LOU'S VIEWS: Indianapolis Art Center turns the familiar into new art

March 2, 2009
This week, familiar objects take on new looks and meaning at the Indianapolis Art Center.

There is plenty to like — and plenty to be annoyed by — at the Indianapolis Art Center, which is featuring a trio of related exhibitions through April 19.

All deal in some way with existing or found objects. The most ambitious — and least focused — of the three shows is "Re-Use/Re-Order" which is diminished by being spread through the Churchman-Fehsenfeld Gallery (basically, the IAC lobby) and the Frank M. Basile Exhibition Hall (basically, the hallway).

The spaces would work if the show focused on a single artist — or single pieces of work from a variety of artists. But with nine artists featured, some with many pieces and others with only a few — some large and some tiny — you are likely to find yourself constantly cross-referencing. You have to skip around, for instance, if you want to see all of Pip Brant's embroidered and dyed found cloth pieces — which I suppose are meant to be wryly funny/sad ("Abu Ghraib, for instance, features a pattern of flowers and oil cans). Same with Jessica Bohus' Acrocat sculptures, which dance on the line between art and discount-table-at-the-Hallmark-Store, and Matthew Friday's been-there oil-on-canvas comments on Reagan, Bush, etc.

More interesting are pieces from Gerald Mead's "30 Square Inches" series of mini-mixed-media works, as well as four from his "Discarded Science" series of modified books. And I kept gravitating back to Pamela DeCoker's untitled works created from acrylic paint (and only acrylic paint).

The two connected solo shows, while less ambitious, proved more complete and satisfying. "Rock covers Paper" features a series of paper flags from Patrick Miceli, whose "Made in China" piece at McCormick Place in Chicago is the ultimate I-Spy game. Longtime IAC visitors might remember his remarkable piece, "Multiples," which was part of the Art Center's "Regional '99" exhibition and featured giant concentric circles of color made entirely from plastic fast-food-premium toys. It's nice to have his work back in town.

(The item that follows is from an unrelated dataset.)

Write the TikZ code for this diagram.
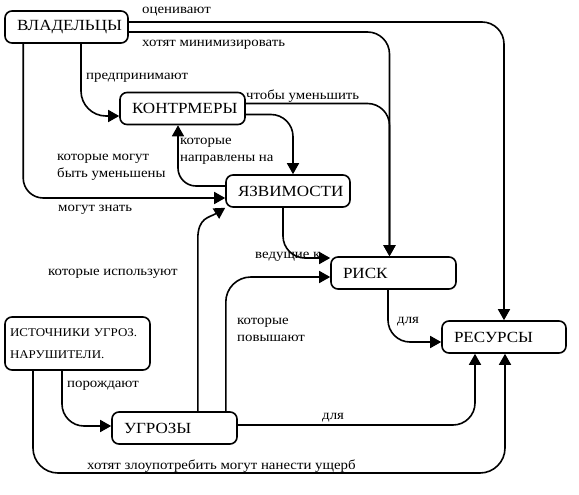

Renee Zettle-Sterling also gets a solo showcase with "Artifacts from Self-Making." It includes such whimsical/creepy/ evocative wordplay objects as a pair of scissors with the word "verb" taking the place of part of the blade, a cheese slicer that seems guarded by a row of paper-doll children, and a garlic press that pushes out the word "life." Literalists may come away confused. Others will find the dreamlike objects close enough to reality to be evocative while distant enough to fire the imagination.